◆ Rows
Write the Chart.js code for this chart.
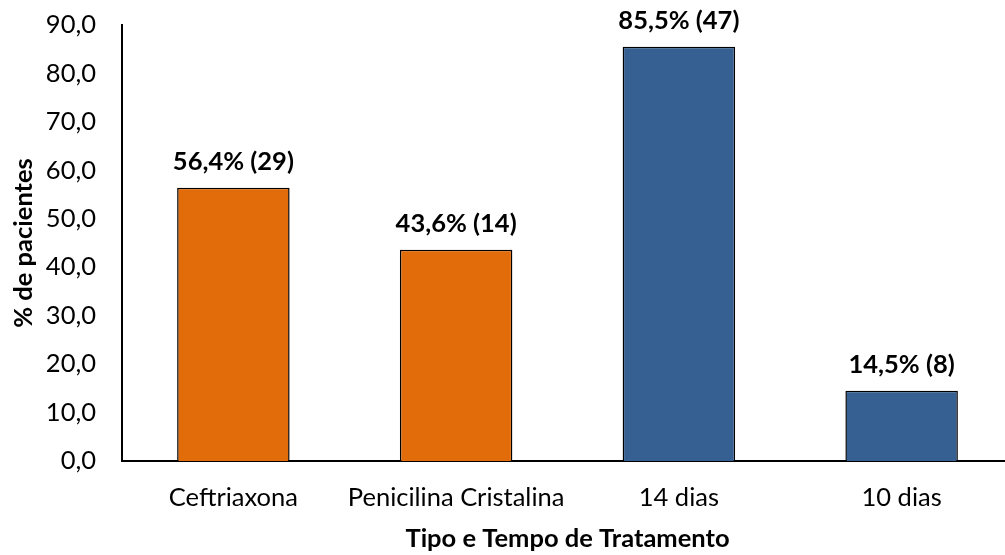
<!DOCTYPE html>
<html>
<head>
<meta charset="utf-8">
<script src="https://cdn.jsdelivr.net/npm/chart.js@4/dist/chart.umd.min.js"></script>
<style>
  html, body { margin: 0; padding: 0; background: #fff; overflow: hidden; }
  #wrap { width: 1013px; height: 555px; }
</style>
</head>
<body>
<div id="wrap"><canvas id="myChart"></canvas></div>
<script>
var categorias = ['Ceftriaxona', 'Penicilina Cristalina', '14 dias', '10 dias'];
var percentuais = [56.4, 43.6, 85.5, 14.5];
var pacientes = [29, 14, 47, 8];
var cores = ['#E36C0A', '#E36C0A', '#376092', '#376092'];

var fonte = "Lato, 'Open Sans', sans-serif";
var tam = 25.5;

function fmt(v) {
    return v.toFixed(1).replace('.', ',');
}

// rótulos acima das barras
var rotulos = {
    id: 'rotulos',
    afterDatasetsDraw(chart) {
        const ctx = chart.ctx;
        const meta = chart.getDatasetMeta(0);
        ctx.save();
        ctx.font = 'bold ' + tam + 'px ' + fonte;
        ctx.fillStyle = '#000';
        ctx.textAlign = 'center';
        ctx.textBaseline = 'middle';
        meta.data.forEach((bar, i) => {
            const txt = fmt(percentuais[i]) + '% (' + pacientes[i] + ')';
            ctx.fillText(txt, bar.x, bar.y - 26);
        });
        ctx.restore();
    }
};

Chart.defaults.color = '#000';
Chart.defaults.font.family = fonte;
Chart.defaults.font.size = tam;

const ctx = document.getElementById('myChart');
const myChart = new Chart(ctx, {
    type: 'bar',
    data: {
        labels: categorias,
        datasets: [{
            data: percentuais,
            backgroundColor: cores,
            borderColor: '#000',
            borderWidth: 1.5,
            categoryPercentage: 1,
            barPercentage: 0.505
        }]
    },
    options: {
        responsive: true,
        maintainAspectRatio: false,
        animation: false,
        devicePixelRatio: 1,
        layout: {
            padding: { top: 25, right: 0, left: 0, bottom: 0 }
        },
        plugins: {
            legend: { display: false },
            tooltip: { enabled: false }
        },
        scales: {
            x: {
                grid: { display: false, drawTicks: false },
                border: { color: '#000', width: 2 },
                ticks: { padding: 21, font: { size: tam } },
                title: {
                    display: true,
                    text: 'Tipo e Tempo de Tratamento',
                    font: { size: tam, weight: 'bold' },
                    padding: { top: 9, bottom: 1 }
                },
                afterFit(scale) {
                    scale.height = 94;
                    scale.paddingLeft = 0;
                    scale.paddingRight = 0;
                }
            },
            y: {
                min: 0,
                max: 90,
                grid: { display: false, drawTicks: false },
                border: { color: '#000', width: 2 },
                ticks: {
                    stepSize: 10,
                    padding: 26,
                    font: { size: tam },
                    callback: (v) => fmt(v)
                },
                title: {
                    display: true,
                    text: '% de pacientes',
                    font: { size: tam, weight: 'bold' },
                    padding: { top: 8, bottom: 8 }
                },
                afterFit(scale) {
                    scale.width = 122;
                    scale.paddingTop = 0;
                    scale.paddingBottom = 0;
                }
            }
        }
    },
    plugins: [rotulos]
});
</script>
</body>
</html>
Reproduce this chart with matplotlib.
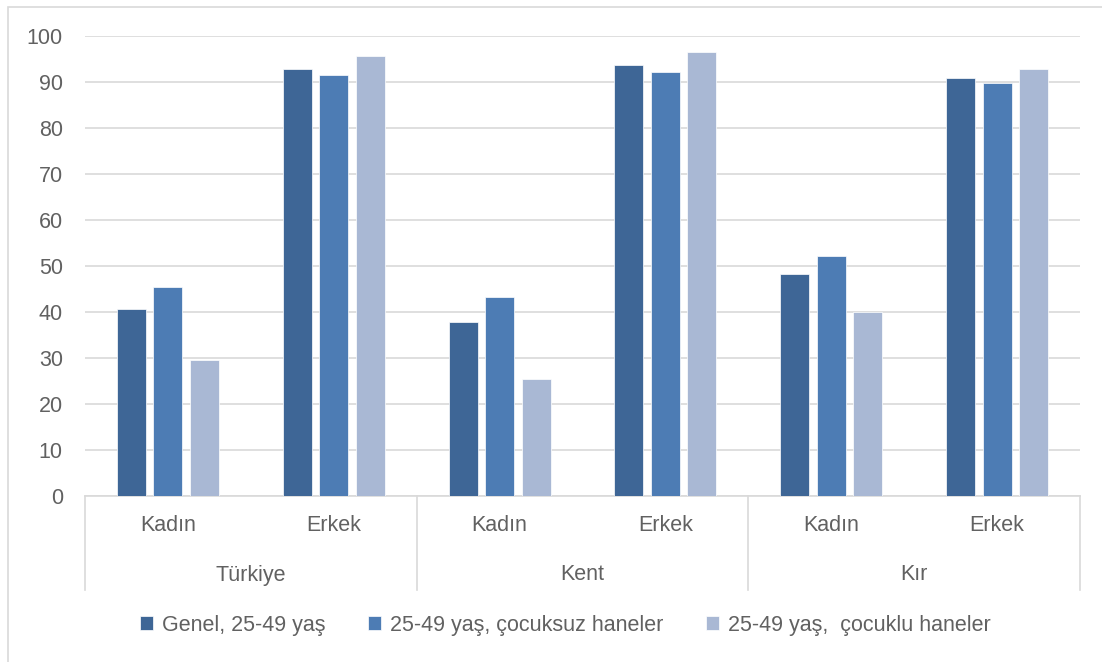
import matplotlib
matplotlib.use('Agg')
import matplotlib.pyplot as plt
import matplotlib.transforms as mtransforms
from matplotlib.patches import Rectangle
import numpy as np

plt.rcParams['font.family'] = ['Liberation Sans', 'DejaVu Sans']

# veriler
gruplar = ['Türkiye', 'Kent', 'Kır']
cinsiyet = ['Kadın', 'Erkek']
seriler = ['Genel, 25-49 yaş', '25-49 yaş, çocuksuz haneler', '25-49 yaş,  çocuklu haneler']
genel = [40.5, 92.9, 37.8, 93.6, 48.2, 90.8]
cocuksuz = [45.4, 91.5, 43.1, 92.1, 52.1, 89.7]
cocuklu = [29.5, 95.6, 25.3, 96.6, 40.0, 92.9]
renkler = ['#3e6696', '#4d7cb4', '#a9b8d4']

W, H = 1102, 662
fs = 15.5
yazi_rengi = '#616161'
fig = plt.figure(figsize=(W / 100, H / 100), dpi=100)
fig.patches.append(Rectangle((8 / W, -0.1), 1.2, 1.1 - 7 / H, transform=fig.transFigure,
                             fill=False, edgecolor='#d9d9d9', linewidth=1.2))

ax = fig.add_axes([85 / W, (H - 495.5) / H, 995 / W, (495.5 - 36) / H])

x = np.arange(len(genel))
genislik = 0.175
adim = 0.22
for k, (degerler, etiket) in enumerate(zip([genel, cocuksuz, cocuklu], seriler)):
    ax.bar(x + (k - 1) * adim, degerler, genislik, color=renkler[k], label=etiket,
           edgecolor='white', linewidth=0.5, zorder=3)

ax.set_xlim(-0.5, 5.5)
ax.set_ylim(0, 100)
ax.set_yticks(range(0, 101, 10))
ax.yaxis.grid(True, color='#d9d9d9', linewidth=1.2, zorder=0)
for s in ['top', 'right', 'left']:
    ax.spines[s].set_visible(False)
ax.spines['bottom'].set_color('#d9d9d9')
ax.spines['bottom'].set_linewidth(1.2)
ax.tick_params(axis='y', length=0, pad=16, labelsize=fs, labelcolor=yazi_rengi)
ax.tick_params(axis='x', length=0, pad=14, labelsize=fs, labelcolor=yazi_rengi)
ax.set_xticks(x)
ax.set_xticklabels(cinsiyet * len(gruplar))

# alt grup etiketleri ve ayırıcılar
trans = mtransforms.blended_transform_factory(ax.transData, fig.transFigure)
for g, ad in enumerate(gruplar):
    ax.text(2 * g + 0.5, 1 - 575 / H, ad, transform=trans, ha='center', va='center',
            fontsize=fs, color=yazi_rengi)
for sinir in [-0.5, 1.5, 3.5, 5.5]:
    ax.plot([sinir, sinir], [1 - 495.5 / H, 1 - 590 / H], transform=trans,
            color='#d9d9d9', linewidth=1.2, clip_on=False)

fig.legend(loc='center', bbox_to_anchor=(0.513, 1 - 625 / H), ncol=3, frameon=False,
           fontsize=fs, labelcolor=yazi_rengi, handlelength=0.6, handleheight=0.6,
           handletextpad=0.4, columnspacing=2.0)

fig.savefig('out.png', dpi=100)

◆ Objective
Go through the listing above and write it all out exactly, leaving out any picture.

◆ Result below
Write the Chart.js code for this chart.
<!DOCTYPE html>
<html>
<head>
<meta charset="utf-8">
<script src="https://cdn.jsdelivr.net/npm/chart.js@4/dist/chart.umd.min.js"></script>
<style>
  html, body { margin: 0; padding: 0; background: #fff; overflow: hidden; }
  #wrap { width: 1013px; height: 555px; }
</style>
</head>
<body>
<div id="wrap"><canvas id="myChart"></canvas></div>
<script>
var categorias = ['Ceftriaxona', 'Penicilina Cristalina', '14 dias', '10 dias'];
var percentuais = [56.4, 43.6, 85.5, 14.5];
var pacientes = [29, 14, 47, 8];
var cores = ['#E36C0A', '#E36C0A', '#376092', '#376092'];

var fonte = "Lato, 'Open Sans', sans-serif";
var tam = 25.5;

function fmt(v) {
    return v.toFixed(1).replace('.', ',');
}

// rótulos acima das barras
var rotulos = {
    id: 'rotulos',
    afterDatasetsDraw(chart) {
        const ctx = chart.ctx;
        const meta = chart.getDatasetMeta(0);
        ctx.save();
        ctx.font = 'bold ' + tam + 'px ' + fonte;
        ctx.fillStyle = '#000';
        ctx.textAlign = 'center';
        ctx.textBaseline = 'middle';
        meta.data.forEach((bar, i) => {
            const txt = fmt(percentuais[i]) + '% (' + pacientes[i] + ')';
            ctx.fillText(txt, bar.x, bar.y - 26);
        });
        ctx.restore();
    }
};

Chart.defaults.color = '#000';
Chart.defaults.font.family = fonte;
Chart.defaults.font.size = tam;

const ctx = document.getElementById('myChart');
const myChart = new Chart(ctx, {
    type: 'bar',
    data: {
        labels: categorias,
        datasets: [{
            data: percentuais,
            backgroundColor: cores,
            borderColor: '#000',
            borderWidth: 1.5,
            categoryPercentage: 1,
            barPercentage: 0.505
        }]
    },
    options: {
        responsive: true,
        maintainAspectRatio: false,
        animation: false,
        devicePixelRatio: 1,
        layout: {
            padding: { top: 25, right: 0, left: 0, bottom: 0 }
        },
        plugins: {
            legend: { display: false },
            tooltip: { enabled: false }
        },
        scales: {
            x: {
                grid: { display: false, drawTicks: false },
                border: { color: '#000', width: 2 },
                ticks: { padding: 21, font: { size: tam } },
                title: {
                    display: true,
                    text: 'Tipo e Tempo de Tratamento',
                    font: { size: tam, weight: 'bold' },
                    padding: { top: 9, bottom: 1 }
                },
                afterFit(scale) {
                    scale.height = 94;
                    scale.paddingLeft = 0;
                    scale.paddingRight = 0;
                }
            },
            y: {
                min: 0,
                max: 90,
                grid: { display: false, drawTicks: false },
                border: { color: '#000', width: 2 },
                ticks: {
                    stepSize: 10,
                    padding: 26,
                    font: { size: tam },
                    callback: (v) => fmt(v)
                },
                title: {
                    display: true,
                    text: '% de pacientes',
                    font: { size: tam, weight: 'bold' },
                    padding: { top: 8, bottom: 8 }
                },
                afterFit(scale) {
                    scale.width = 122;
                    scale.paddingTop = 0;
                    scale.paddingBottom = 0;
                }
            }
        }
    },
    plugins: [rotulos]
});
</script>
</body>
</html>
Reproduce this chart with matplotlib.
import matplotlib
matplotlib.use('Agg')
import matplotlib.pyplot as plt
import matplotlib.transforms as mtransforms
from matplotlib.patches import Rectangle
import numpy as np

plt.rcParams['font.family'] = ['Liberation Sans', 'DejaVu Sans']

# veriler
gruplar = ['Türkiye', 'Kent', 'Kır']
cinsiyet = ['Kadın', 'Erkek']
seriler = ['Genel, 25-49 yaş', '25-49 yaş, çocuksuz haneler', '25-49 yaş,  çocuklu haneler']
genel = [40.5, 92.9, 37.8, 93.6, 48.2, 90.8]
cocuksuz = [45.4, 91.5, 43.1, 92.1, 52.1, 89.7]
cocuklu = [29.5, 95.6, 25.3, 96.6, 40.0, 92.9]
renkler = ['#3e6696', '#4d7cb4', '#a9b8d4']

W, H = 1102, 662
fs = 15.5
yazi_rengi = '#616161'
fig = plt.figure(figsize=(W / 100, H / 100), dpi=100)
fig.patches.append(Rectangle((8 / W, -0.1), 1.2, 1.1 - 7 / H, transform=fig.transFigure,
                             fill=False, edgecolor='#d9d9d9', linewidth=1.2))

ax = fig.add_axes([85 / W, (H - 495.5) / H, 995 / W, (495.5 - 36) / H])

x = np.arange(len(genel))
genislik = 0.175
adim = 0.22
for k, (degerler, etiket) in enumerate(zip([genel, cocuksuz, cocuklu], seriler)):
    ax.bar(x + (k - 1) * adim, degerler, genislik, color=renkler[k], label=etiket,
           edgecolor='white', linewidth=0.5, zorder=3)

ax.set_xlim(-0.5, 5.5)
ax.set_ylim(0, 100)
ax.set_yticks(range(0, 101, 10))
ax.yaxis.grid(True, color='#d9d9d9', linewidth=1.2, zorder=0)
for s in ['top', 'right', 'left']:
    ax.spines[s].set_visible(False)
ax.spines['bottom'].set_color('#d9d9d9')
ax.spines['bottom'].set_linewidth(1.2)
ax.tick_params(axis='y', length=0, pad=16, labelsize=fs, labelcolor=yazi_rengi)
ax.tick_params(axis='x', length=0, pad=14, labelsize=fs, labelcolor=yazi_rengi)
ax.set_xticks(x)
ax.set_xticklabels(cinsiyet * len(gruplar))

# alt grup etiketleri ve ayırıcılar
trans = mtransforms.blended_transform_factory(ax.transData, fig.transFigure)
for g, ad in enumerate(gruplar):
    ax.text(2 * g + 0.5, 1 - 575 / H, ad, transform=trans, ha='center', va='center',
            fontsize=fs, color=yazi_rengi)
for sinir in [-0.5, 1.5, 3.5, 5.5]:
    ax.plot([sinir, sinir], [1 - 495.5 / H, 1 - 590 / H], transform=trans,
            color='#d9d9d9', linewidth=1.2, clip_on=False)

fig.legend(loc='center', bbox_to_anchor=(0.513, 1 - 625 / H), ncol=3, frameon=False,
           fontsize=fs, labelcolor=yazi_rengi, handlelength=0.6, handleheight=0.6,
           handletextpad=0.4, columnspacing=2.0)

fig.savefig('out.png', dpi=100)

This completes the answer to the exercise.